Article: Aldo Cipullo

Aldo Cipullo
Aldo Cipullo — Love in Gold
Born in Naples, Aldo Cipullo was destined for gold. His father Giuseppe manufactured costume jewelry, and young Aldo began selling goods for the family business at fifteen. The apprenticeship in Rome's workshops taught him precision. The move to New York in 1959 taught him ambition.
Cipullo arrived in postwar Manhattan at precisely the right moment, navigating between the most prestigious jewelers on Fifth Avenue and 57th Street. His first stop was the workshop of David Webb, the mid-century favorite among the beau monde. Then Tiffany. By the early 1960s, he was designing Blue Book pieces, often using lapis, coral, turquoise — the colorful opaque gems that would become hallmarks of his work.
The Rejection That Changed Everything
The Love bracelet began, as many lasting things do, with heartbreak. After a relationship ended badly, Cipullo retreated to his studio in the small hours and sketched a bracelet that couldn't simply be slipped off — a jewel that required commitment to wear, and a screwdriver to remove. He wore a prototype on his own wrist while still at Tiffany. His colleagues admired it. The house was unmoved. They passed.
In 1969, Cipullo made the move to Cartier and pitched the design as his first project with the maison. Cartier's new management — the family had recently sold the New York branch to outside investors intent on younger blood — embraced it immediately. What Tiffany had declined became arguably the most recognized jewelry design of the twentieth century. By 2006, Cartier itself described the Love collection as the most successful in the maison's history.
"Design has to be part of function, that's the secret of success. When you have function and design, married together, you always have a successful item."
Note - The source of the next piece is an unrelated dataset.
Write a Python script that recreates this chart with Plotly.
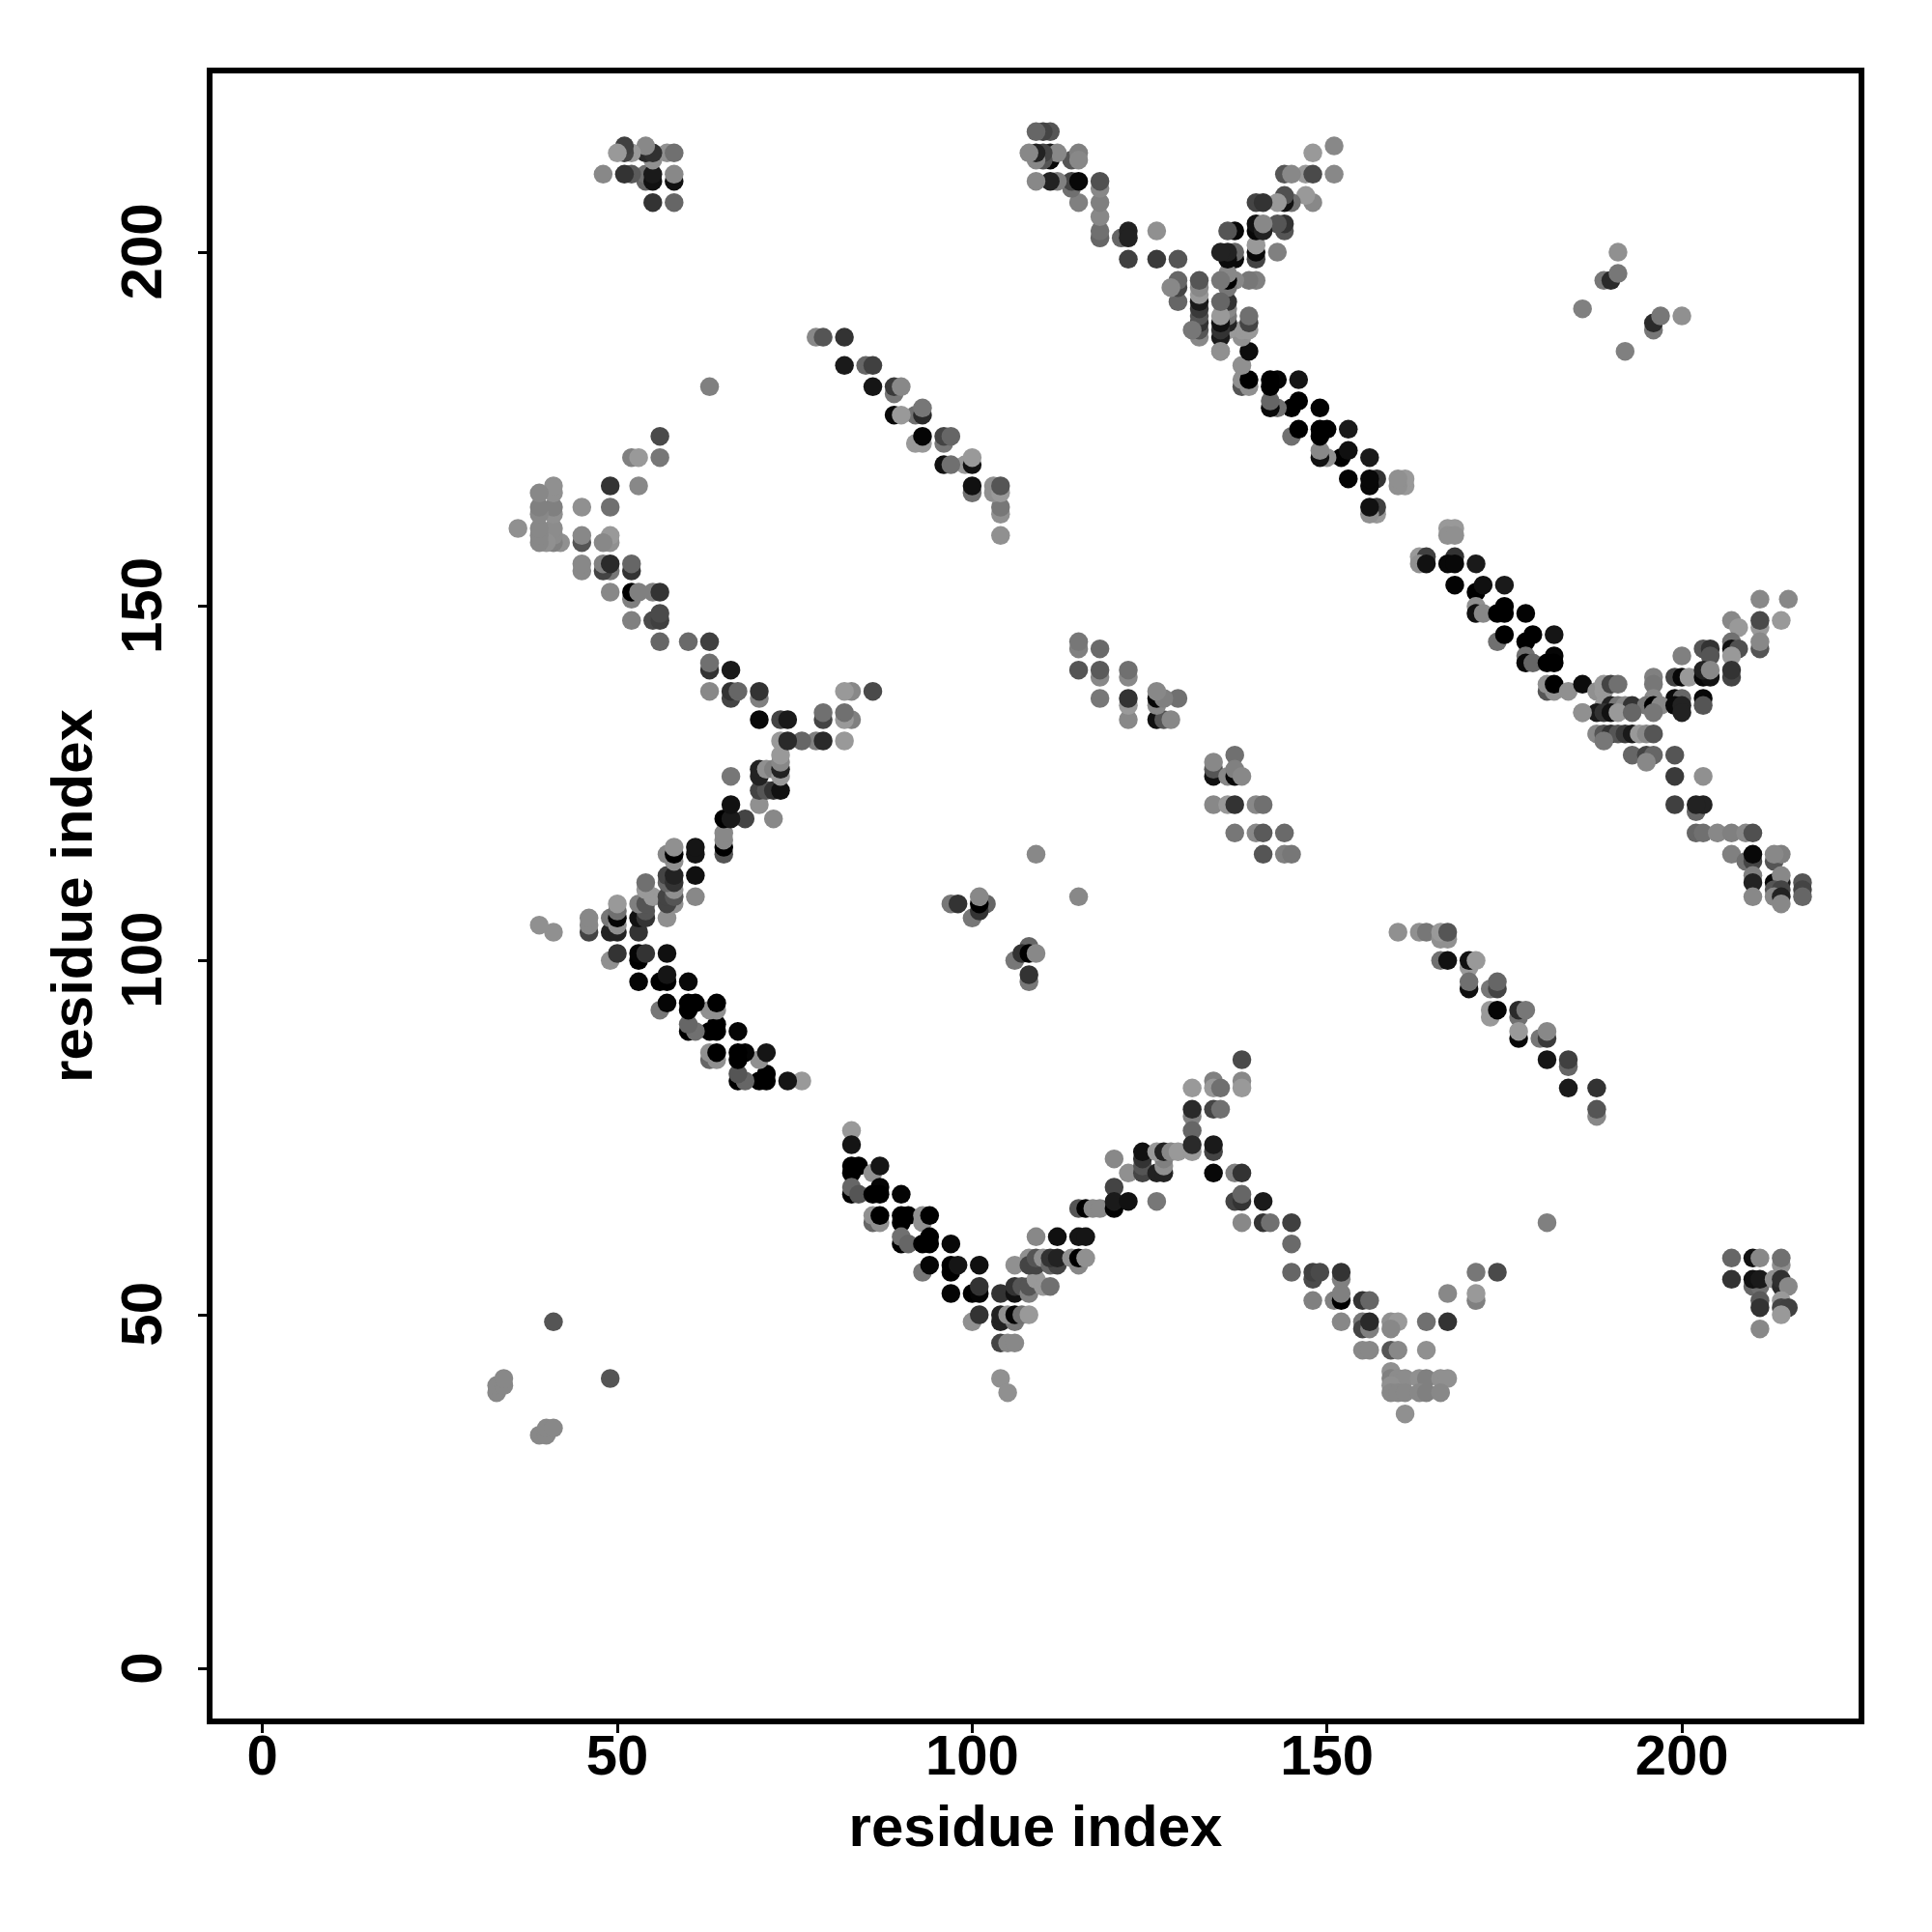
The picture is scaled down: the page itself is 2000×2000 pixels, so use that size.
import plotly.graph_objects as go

# Contacts of the lower triangle (residue i > residue j); the map is symmetric.
# Each group: residue i, residue j, grey level of the dot.
desc_i = [83,83,83,83,84,86,87,83,83,84,87,86,87,90,86,87,86,87,90,90,91,93,93,94,90,90,91,93,94,94,97,93,94,97,97,98,101,97,100,101,101,100,101,104,104,104,106,105,106,107,108,106,106,107,108,108,109,110,111,104,105,106,104,105]
desc_j = [76,74,70,71,71,70,71,67,68,67,68,67,67,67,63,63,64,64,63,64,64,63,64,64,60,61,60,60,60,61,60,56,57,56,57,57,57,53,53,53,54,49,50,53,49,50,49,50,50,50,50,53,54,54,53,54,55,54,54,46,46,46,41,39]
desc_g = [0x99,0x15,0,0,0,0x90,0x15,0,0x66,0x55,5,0,0,5,0x66,0x90,0x90,0,0,0,0,0x90,0x90,0,0,0x70,0x66,0,0,0,8,0x77,5,0,0,0x15,0x10,5,0,5,0x33,0x90,0x33,0x33,0x22,0x22,0x77,0x90,5,0x70,0x99,0x11,0x33,0x55,0x80,0x55,0x99,0x99,0x70,0x44,0x88,0x88,0x90,0x90]

rise_i = [106,108,108,109,109,110,111,112,111,112,114,115,115,116,109,112,115,116,115,116,117,118,120,120,120,122,126,120,122,124,124,124,124,126,127,127,127,126,127,128,129]
rise_j = [57,58,57,57,58,58,57,57,58,58,58,57,58,58,61,61,61,61,65,65,65,65,68,65,66,66,66,72,70,70,71,72,73,70,70,71,72,73,73,73,73]
rise_g = [0x90,0x90,0x44,0x44,0x55,0x90,0x66,0x44,0x33,0x22,0x90,0x88,0,0x90,0x88,0x10,0x15,0x15,0x55,0,0x88,0x88,0x44,0,0x1a,0x11,0x77,0x88,0x90,0x44,0x55,0x33,0x11,0x22,0x22,0x90,0x80,0x99,0x22,0x88,0x99]

fall_i = [138,131,134,134,135,138,138,131,131,131,131,131,134,135,134,134,134,137,138,137,138,138,141,138,141,142,145,145,145,148,148,149,152,152,148,151,152,152,155,156,152,155,155,156,156,159,160,159,164,167,155,156,159,160,164]
fall_j = [86,82,83,82,82,83,82,78,79,76,73,74,79,79,73,74,70,70,70,66,66,67,66,63,63,63,63,60,56,55,56,56,55,56,52,52,52,53,52,52,49,49,48,48,49,49,49,48,49,49,45,45,45,45,45]
fall_g = [0x4a,0x99,0x80,0x99,0x70,0x88,0x99,0x80,0x2a,0x66,0x99,0x2a,0x44,0x70,0x44,0x1a,8,0x80,0x33,0x44,0x33,0x66,0x1a,0x88,0x33,0x70,0x40,0x6a,0x66,0x4a,0x40,0x4a,0x80,0x33,0x80,0x80,0,0x80,0x33,0x66,0x88,0x77,0x44,0x80,0x2a,0x90,0x99,0x88,0x70,0x33,0x88,0x88,0x55,0x88,0x90]

patch_i = [159,159,160,161,163,164,166,167,159,159,160,161,163,164,166,161,171,174,167,171,171,181]
patch_j = [42,41,41,41,41,41,41,41,40,39,39,39,39,39,39,36,56,56,53,52,53,63]
patch_g = [0x90,0x80,0x8c,0x8c,0x90,0x80,0x90,0x90,0x90,0x88,0x88,0x88,0x88,0x80,0x88,0x90,0x77,0x4a,0x88,0x80,0x99,0x80]

strand_i = [160,163,164,166,167,166,167,166,167,170,170,171,170,170,173,174,174,173,173,174,177,177,178,177,177,180,181,181,181,184,184,184,188,188,188]
strand_j = [104,104,104,103,103,104,104,100,100,99,100,100,96,97,96,96,97,92,93,93,92,93,93,89,90,89,89,90,86,85,86,82,82,78,79]
strand_g = [0x90,0x90,0x77,0x90,0x90,0x99,0x55,0x70,0x11,0x99,0x11,0x99,0x10,0x70,0x77,0x44,0x66,0x99,0x99,5,0x70,0x2a,0x77,8,0x99,0x77,0x3a,0x88,0x15,0x66,0x40,0x1a,0x33,0x88,0x55]

mid_i = [115,106,108,107,108,109,108,108,134,134,134,137,136,137,137,138,134,136,137,140,141,137,140,141,144,141,144,145]
mid_j = [109,100,102,101,101,101,97,98,126,127,128,129,126,126,127,126,122,122,122,122,122,118,118,118,118,115,115,115]
mid_g = [0x88,0x77,0x66,0x33,0,0x88,0x77,0x33,0x11,0x55,0x88,0x70,0x88,8,0x80,0x88,0x88,0x99,0x33,0x88,0x70,0x77,0x88,0x5a,0x6a,0x55,0x80,0x77]

band_i = [167,168,167,168,163,164,168,163,164,167,168,171,168,171,172,175,171,171,172,175,174,175,178,174,175,178,179,182,178,182,178,179,181,182,181,182,181,182,184,186,188,189,189,190,191]
band_j = [161,161,160,160,157,157,157,156,156,156,156,156,153,152,153,153,150,149,149,150,149,149,149,145,146,145,146,146,143,143,142,142,142,142,138,138,139,139,138,139,138,138,139,139,139]
band_g = [0x99,0x99,0x90,0x90,0x99,0x40,0x33,0x90,0x11,8,8,0x1a,3,0,0x10,0x1a,0x90,0x11,0x88,0,0,0,3,0x70,0,0,0,0x15,0x70,5,8,0x66,0,0,0x55,0x90,0x90,0,0x90,0x0c,0x90,0x99,0x99,0x44,0x70]

arm_i = [211,215,207,211,214,208,211,207,211,211,207,208,207,200,203,204,204,196,199,200,201,203,204,203,204,207,207,196,196,199,200,203]
arm_j = [151,151,148,147,148,147,148,145,144,145,144,144,143,143,144,144,143,140,140,140,140,140,140,141,141,140,141,139,137,137,137,137]
arm_g = [0x88,0x88,0x88,0x99,0x99,0x99,0x4a,0x70,0x55,0x88,0x11,0x50,0x99,0x80,0x55,0x33,0x55,0x80,0x44,8,0x99,8,0x11,0x22,0x88,0x44,0x33,0x77,0x88,0x0a,0x66,8]

core_i = [186,189,190,191,192,193,195,196,197,199,200,203,188,189,190,191,193,196,200,186,188,189,190,191,192,193,194,195,196,189,193,195,196,195,199,199,203,199,202,203,202,202,203,205,207,209,210]
core_j = [135,136,136,136,136,136,136,136,136,136,136,136,135,135,135,135,135,135,135,135,132,132,132,132,132,132,132,132,132,131,129,129,129,128,129,126,126,122,121,122,122,118,118,118,118,118,118]
core_g = [0x90,0x99,0x22,0x77,0x88,0x33,0x77,0,0x88,0x0a,0x22,0x55,0x1a,0x33,0x11,0x99,0x66,0x77,0x22,0x90,0x88,0x55,0x33,0x55,0x3a,0x1a,0x99,0x88,0x55,0x77,0x66,0x44,0x66,0x88,0x55,0x3a,0x90,0x40,0x66,0x22,0x22,0x66,0x70,0x88,0x80,0x88,0x50]

tail_i = [207,209,210,210,213,214,213,210,210,213,214,214,217,213,214,217,210,213,214,217,214]
tail_j = [115,114,114,115,114,115,115,112,111,111,111,112,111,110,110,110,109,109,109,109,108]
tail_g = [0x80,0x70,0x44,8,0x55,0x80,0x88,0x80,0x22,0x0a,0x1a,0x88,0x55,0x55,0x44,0x44,0x88,0x88,0x22,0x66,0x88]

corner_i = [207,207,210,211,214,214,210,211,210,211,213,214,214,215,211,211,214,214,215,214,211]
corner_j = [58,55,58,58,57,58,54,54,55,55,55,54,55,54,52,51,52,51,51,50,48]
corner_g = [0x66,0x33,0x11,0x88,0x90,0x70,0x66,0x70,0x11,0x1a,0x90,0x2a,0x30,0x88,0x5a,0x33,0x99,0x44,0x40,0x99,0x88]

near_i = [39,40,40,41,49,200,196,196,197,192]
near_j = [33,33,34,34,41,191,189,190,191,186]
near_g = [0x88,0x88,0x88,0x88,0x55,0x90,0x77,0x2a,0x77,0x80]

groups = [(near_i, near_j, near_g), (desc_i, desc_j, desc_g), (rise_i, rise_j, rise_g),
          (fall_i, fall_j, fall_g), (patch_i, patch_j, patch_g), (strand_i, strand_j, strand_g),
          (mid_i, mid_j, mid_g), (band_i, band_j, band_g), (arm_i, arm_j, arm_g),
          (core_i, core_j, core_g), (tail_i, tail_j, tail_g), (corner_i, corner_j, corner_g)]

xs, ys, cols = [], [], []
for k, (a, b, c) in enumerate(groups):
    n = min(len(a), len(b), len(c))
    if not (len(a) == len(b) == len(c)):
        print("length mismatch", k, len(a), len(b), len(c))
    xs += a[:n] + b[:n]
    ys += b[:n] + a[:n]
    cols += [f"rgb({v},{v},{v})" for v in c[:n]] * 2

tick_vals = [0, 50, 100, 150, 200]
axis_title = "residue index"
FONT = "Liberation Sans"

fig = go.Figure(go.Scatter(x=xs, y=ys, mode="markers",
                           marker=dict(size=19.5, color=cols, line=dict(width=0)),
                           showlegend=False, hoverinfo="skip"))
common = dict(showgrid=False, zeroline=False, showline=True, mirror=True, linewidth=6, linecolor="black",
              ticks="outside", ticklen=9, tickwidth=3, tickcolor="black", tickvals=tick_vals)
title_font = dict(family=FONT, size=60, color="black", weight=700)
fig.update_xaxes(range=[-7.04, 224.9], ticklabelstandoff=-27,
                 ticktext=[str(v) for v in tick_vals],
                 tickfont=dict(family=FONT, size=58, color="black", weight=700),
                 title=dict(text=axis_title, font=title_font, standoff=23),
                 **common)
fig.update_yaxes(range=[-7.0, 225.23], tickangle=-90, ticklabelstandoff=14,
                 ticktext=[str(v) + "\u00a0" for v in tick_vals],
                 tickfont=dict(family=FONT, size=60, color="black", weight=700),
                 title=dict(text=axis_title, font=title_font, standoff=0),
                 **common)
fig.update_layout(width=2000, height=2000, autosize=False, paper_bgcolor="white", plot_bgcolor="white",
                  margin=dict(l=220, r=76, t=75.7, b=221))
fig.write_html("out.html", config=dict(displayModeBar=False), post_script="document.body.style.margin='0';")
In 1971, he followed with "Juste Un Clou" — the Nail collection — twisting hardware into haute joaillerie. Cartier granted him the rare privilege of signing his pieces alongside the maison's name, a distinction shared with only one other designer in Cartier's history: Jean Dinh Van, who co-signed pieces produced through Cartier New York during the same era.
Cipullo left Cartier in 1974 to establish his own atelier, working independently while maintaining his winning streak with the maison. As a freelancer, he produced an award-winning men's collection and cheeky dollar sign jewelry, remarking that the symbol was "the electric eye that reflects the mood of this country."
American Gemstones
In 1978, celebrating his adopted homeland, Cipullo was invited by the American Gem Society to create a collection using only gemstones native to the United States. The high-profile collection toured America and found permanent home in the Smithsonian. The thirty-one pieces utilized Montana sapphires, Arizona turquoise, and other native stones — a deliberate act of American pride from a man who had crossed the Atlantic with little more than ambition.
The Odeon Eye
For collectors seeking Cipullo's work today, the dual signature is everything. Pieces signed both "Cartier" and "A. Cipullo" — particularly early dated examples from 1969 to 1974 — command serious attention at auction. The market made this clear in December 2011, when Christie's offered a group of three Cipullo gold bangle bracelets from the collection of Elizabeth Taylor. Estimated at $1,500 to $2,000, they realized $98,500. Nearly fifty times the high estimate. Provenance, in the right hands, does not whisper.
His use of unusual stone combinations — onyx with amethyst, carnelian with lapis, rock crystal with gold — reflects his training in Rome's traditional workshops colliding with Manhattan's modernist sensibility. These are not decorative choices. They are positions.
Aldo Cipullo died in 1984 at forty-eight. Perhaps this explains his restless pace — perhaps it means Aldo remains forever young. His jewelry certainly does.
His legacy lives in gold that still speaks of love, still locks around wrists, still requires that sacred screwdriver.